Training is making the model (or rather going from something random and useless to something well calibrated and useful). Inference is using it to make a prediction.
This is saying that you don’t need the entire model to make good predictions for specific subsets of tasks. You can literally remove a large part of the model and it will do fine. Which is not very controversial. The model, after being trained, is a large collection of interacting nodes. When this is talking about dropping chunks of the model it means dropping nodes after training to make predictions. The advantage primarily being that smaller models are cheaper and faster to run or modify with further training.
You know that meme about how you only use 10% of your brain at a time? Well, yeah, but the idiot movies that suggest using 100% of your brain would make you impossibly smarter are not correct. 90% of your brain just isn’t relevant. More brain / model is not better than the relevant subset alone.
The important question to be asking is whether you can remove large chunks of the model without hurting its ability to generally to do well on whatever you ask it.
As a very crude example, imagine you trained a simple model to predict rainfall using a weather monitor and the number of farts you did last week. The model will probably learn that the monitor is a useful and the farts are irrelevant. If this were as simple as a linear regression, you could just remove the farts coefficient from the equation and the model would come out to the same outcomes. Neural nets are not so easily observed but it’s still just dropping the irrelevant bits to whatever you’re trying to do.
Yes. Think of it in terms of fitting a line to some points y=mx+b. Training is finding the right slope m and intercept b of the line to get a good fit to the points. Inference is when you take an x coordinate and find the y value using the "trained" m and b in the line equation
I'm not sure if that gives me an intuition on the title of the article: "Do large language models need all those layers"
Am I interpreting you correctly if I say: "Finding the slope (training) may require those extra layers but finding a particular y value given an known x coordinate (inference) may not require those extra layers".
What I mean is, does the answer to the article's question change if one is considering training vs. inference?
I think I’ve misinterpreted it in the same way. I guess you’re asking something like: if we can exorcise parts of a model without affecting quality of inferences (in some particular domain), can we do the same with the training step? That is, is it necessary to train a model on a wide variety of topics in order to get high-quality ‘understanding’ for a particular application?

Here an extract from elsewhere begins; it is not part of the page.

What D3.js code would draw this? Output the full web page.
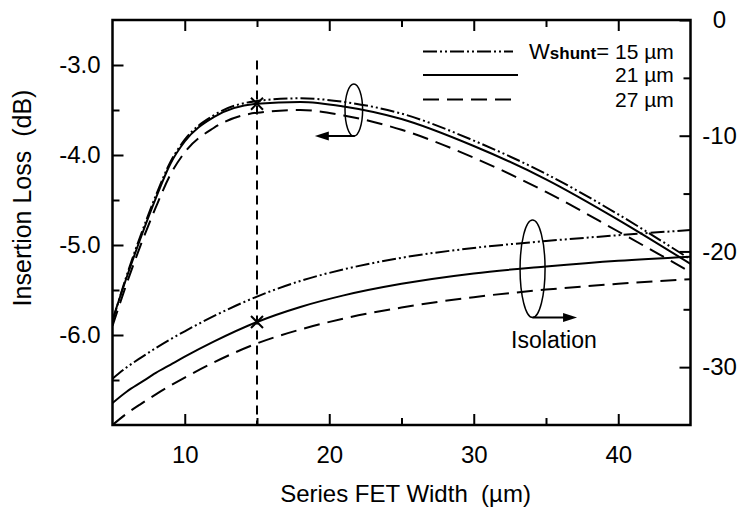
<!DOCTYPE html>
<html>
<head>
<meta charset="utf-8">
<script src="https://cdn.jsdelivr.net/npm/d3@7"></script>
<style>
  body { margin: 0; background: #fff; }
  text { font-family: "Liberation Sans", Arial, Helvetica, sans-serif; fill: #000; }
</style>
</head>
<body>
<script>
// series FET width (um)
var widths = [5, 6, 7, 8, 9, 10, 12, 15, 18, 21, 25, 30, 35, 40, 45];

// insertion loss (dB), left axis
var il15 = [-5.85, -5.33, -4.87, -4.45, -4.08, -3.83, -3.56, -3.40, -3.37, -3.41, -3.54, -3.84, -4.21, -4.66, -5.16];
var il21 = [-5.83, -5.35, -4.90, -4.48, -4.10, -3.85, -3.58, -3.43, -3.41, -3.46, -3.60, -3.90, -4.27, -4.72, -5.21];
var il27 = [-5.90, -5.42, -4.98, -4.58, -4.22, -3.97, -3.70, -3.53, -3.50, -3.56, -3.72, -4.03, -4.41, -4.85, -5.30];

// isolation (dB), right axis
var iso15 = [-31.0, -30.0, -29.15, -28.35, -27.6, -26.9, -25.6, -23.9, -22.55, -21.55, -20.55, -19.7, -19.1, -18.6, -18.15];
var iso21 = [-33.1, -32.1, -31.3, -30.5, -29.8, -29.1, -27.8, -26.1, -24.8, -23.8, -22.8, -21.9, -21.3, -20.8, -20.45];
var iso27 = [-35.0, -34.0, -33.15, -32.35, -31.6, -30.9, -29.6, -27.95, -26.75, -25.8, -24.85, -23.95, -23.3, -22.8, -22.4];

var shuntLabels = ["15 µm", "21 µm", "27 µm"];

var xMajor = [10, 20, 30, 40], xMinor = [15, 25, 35];
var leftMajor = [-6, -5, -4, -3], leftMinor = [-6.5, -5.5, -4.5, -3.5];
var rightMajor = [-30, -20, -10, 0], rightMinor = [-25, -15, -5];

var W = 747, H = 512;
var X0 = 112.5, X1 = 690.5, Y0 = 20, Y1 = 425;

var dashes = ["14,3,2,3,2,3", null, "16,8"];

var svg = d3.select("body").append("svg")
    .attr("width", W).attr("height", H);

svg.append("rect").attr("width", W).attr("height", H).attr("fill", "#fff");

var x = d3.scaleLinear().domain([5, 45]).range([X0, X1]);
var yL = d3.scaleLinear().domain([-7, -2.5]).range([Y1, Y0]);
var yR = d3.scaleLinear().domain([-35, 0]).range([Y1, Y0]);

// plain hyphen minus like the original
function hyph(f) {
    return function (d) { return f(d).replace("\u2212", "-"); };
}

svg.append("clipPath").attr("id", "plotclip")
    .append("rect").attr("x", X0).attr("y", Y0)
    .attr("width", X1 - X0).attr("height", Y1 - Y0);

var plot = svg.append("g").attr("clip-path", "url(#plotclip)");

function drawSeries(vals, yScale, i) {
    var pts = widths.map(function (w, k) { return [w, vals[k]]; });
    var line = d3.line()
        .x(function (d) { return x(d[0]); })
        .y(function (d) { return yScale(d[1]); })
        .curve(d3.curveMonotoneX);
    plot.append("path")
        .attr("d", line(pts))
        .attr("fill", "none")
        .attr("stroke", "#000")
        .attr("stroke-width", 2)
        .attr("stroke-dasharray", dashes[i]);
}

[il15, il21, il27].forEach(function (s, i) { drawSeries(s, yL, i); });
[iso15, iso21, iso27].forEach(function (s, i) { drawSeries(s, yR, i); });

// vertical marker line at 15 um
plot.append("line")
    .attr("x1", x(15)).attr("x2", x(15))
    .attr("y1", yL(-2.95)).attr("y2", Y1)
    .attr("stroke", "#000").attr("stroke-width", 2)
    .attr("stroke-dasharray", "9,6");

// X marks on the 21 um curves
function cross(px, py) {
    var s = 6;
    svg.append("path")
        .attr("d", "M" + (px - s) + "," + (py - s) + "L" + (px + s) + "," + (py + s) +
                   "M" + (px - s) + "," + (py + s) + "L" + (px + s) + "," + (py - s))
        .attr("stroke", "#000").attr("stroke-width", 2).attr("fill", "none");
}
var k15 = widths.indexOf(15);
cross(x(15), yL(il21[k15]));
cross(x(15), yR(iso21[k15]));

// frame
svg.append("rect")
    .attr("x", X0).attr("y", Y0)
    .attr("width", X1 - X0).attr("height", Y1 - Y0)
    .attr("fill", "none").attr("stroke", "#000").attr("stroke-width", 2.5);

function tidy(g) {
    g.select(".domain").remove();
    g.selectAll(".tick line").attr("stroke", "#000").attr("stroke-width", 2);
    g.selectAll("text").style("font-size", "24px").attr("fill", "#000");
}

// bottom
svg.append("g").attr("transform", "translate(0," + Y1 + ")")
    .call(d3.axisBottom(x).tickValues(xMajor).tickSize(-11).tickPadding(21).tickFormat(d3.format("d")))
    .call(tidy);
svg.append("g").attr("transform", "translate(0," + Y1 + ")")
    .call(d3.axisBottom(x).tickValues(xMinor).tickSize(-7).tickFormat(""))
    .call(tidy);
// top
svg.append("g").attr("transform", "translate(0," + Y0 + ")")
    .call(d3.axisTop(x).tickValues(xMajor).tickSize(-11).tickFormat(""))
    .call(tidy);
svg.append("g").attr("transform", "translate(0," + Y0 + ")")
    .call(d3.axisTop(x).tickValues(xMinor).tickSize(-7).tickFormat(""))
    .call(tidy);
// left
svg.append("g").attr("transform", "translate(" + X0 + ",0)")
    .call(d3.axisLeft(yL).tickValues(leftMajor).tickSize(-11).tickPadding(12).tickFormat(hyph(d3.format(".1f"))))
    .call(tidy);
svg.append("g").attr("transform", "translate(" + X0 + ",0)")
    .call(d3.axisLeft(yL).tickValues(leftMinor).tickSize(-7).tickFormat(""))
    .call(tidy);
// right
var gr = svg.append("g").attr("transform", "translate(" + X1 + ",0)")
    .call(d3.axisRight(yR).tickValues(rightMajor).tickSize(-11).tickFormat(hyph(d3.format("d"))))
    .call(tidy);
gr.selectAll("text").attr("text-anchor", "middle").attr("x", 29);
svg.append("g").attr("transform", "translate(" + X1 + ",0)")
    .call(d3.axisRight(yR).tickValues(rightMinor).tickSize(-7).tickFormat(""))
    .call(tidy);

// axis titles
svg.append("text")
    .attr("x", (X0 + X1) / 2 + 4).attr("y", 502)
    .attr("text-anchor", "middle")
    .style("font-size", "24px")
    .text("Series FET Width\u00a0 (µm)");
svg.append("text")
    .attr("transform", "translate(31,198) rotate(-90)")
    .attr("text-anchor", "middle")
    .style("font-size", "25px")
    .text("Insertion Loss\u00a0 (dB)");

// legend
var legY = [51.5, 75, 99.5];
var lg = svg.append("g");
shuntLabels.forEach(function (lab, i) {
    lg.append("line")
        .attr("x1", 423).attr("x2", i === 0 ? 513 : 518)
        .attr("y1", legY[i]).attr("y2", legY[i])
        .attr("stroke", "#000").attr("stroke-width", 2)
        .attr("stroke-dasharray", dashes[i]);
    lg.append("text")
        .attr("x", 615).attr("y", legY[i] + 7)
        .style("font-size", "21px")
        .text(lab);
});
var wt = lg.append("text").attr("x", 609).attr("y", legY[0] + 7)
    .attr("text-anchor", "end").style("font-size", "22px");
wt.append("tspan").text("W");
wt.append("tspan").style("font-weight", "bold").style("font-size", "17px").text("shunt");
wt.append("tspan").text("=");

// annotations: ellipses with arrows
function arrowLeftRight(x1, x2, py) {
    var dir = x2 > x1 ? 1 : -1;
    svg.append("line")
        .attr("x1", x1).attr("x2", x2 - dir * 12)
        .attr("y1", py).attr("y2", py)
        .attr("stroke", "#000").attr("stroke-width", 2);
    svg.append("path")
        .attr("d", "M" + x2 + "," + py + "L" + (x2 - dir * 14) + "," + (py - 4.5) +
                   "L" + (x2 - dir * 14) + "," + (py + 4.5) + "Z")
        .attr("fill", "#000");
}

var ilE = { cx: x(21.7), cy: yL(-3.5), rx: 8.8, ry: 26 };
svg.append("ellipse").attr("cx", ilE.cx).attr("cy", ilE.cy)
    .attr("rx", ilE.rx).attr("ry", ilE.ry)
    .attr("fill", "none").attr("stroke", "#000").attr("stroke-width", 1.5);
arrowLeftRight(ilE.cx + 1, x(19.0), ilE.cy + ilE.ry);

var isoE = { cx: x(34.07), cy: yR(-21.5), rx: 12.5, ry: 48.7 };
svg.append("ellipse").attr("cx", isoE.cx).attr("cy", isoE.cy)
    .attr("rx", isoE.rx).attr("ry", isoE.ry)
    .attr("fill", "none").attr("stroke", "#000").attr("stroke-width", 1.5);
arrowLeftRight(isoE.cx, x(37.15), isoE.cy + isoE.ry);

svg.append("text")
    .attr("x", x(35.55)).attr("y", yR(-28.35))
    .attr("text-anchor", "middle")
    .style("font-size", "23px")
    .text("Isolation");
</script>
</body>
</html>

If we don’t need those weights at inference time, why do the computation to train them in the first place?
The real answer is we don't know yet but it's interesting.
To go back to your ax+b example, imagine instead you are fitting a much higher dimensional model, but you don't know how high. ax^n+bx^(n-1) ... where n might be in the millions, or hundreds of millions, or?? So we know if we make the model high enough order (e.g n-1 training points will give "perfect") it will overfit, so we throw some regularization and a bit of handwavy tuning and we end up with a model of say n=7213472123 and a set of a,b .. which behaves pretty well, but from it's behavior we suspect most of them dont' matter. And maybe should be <= 2million, or whatever.
So, a few obvious questions - one is can we find a way to throw out most of the a,b,c ... to get just the core, i.e. if we throw away all |k| <= 0.00001 does it change anything (for inference). A very different question is could we decide that ahead of time (during training). A different class of question looks more like "could we have figured this out from the data".
It's a lot harder to reason about the latter questions, because the former one is empirical: After training, this one doesn't seem to do anything. Ahead of time, how do you know? This has interesting offshoots, like how stable is the distribution of the parts that matter, etc.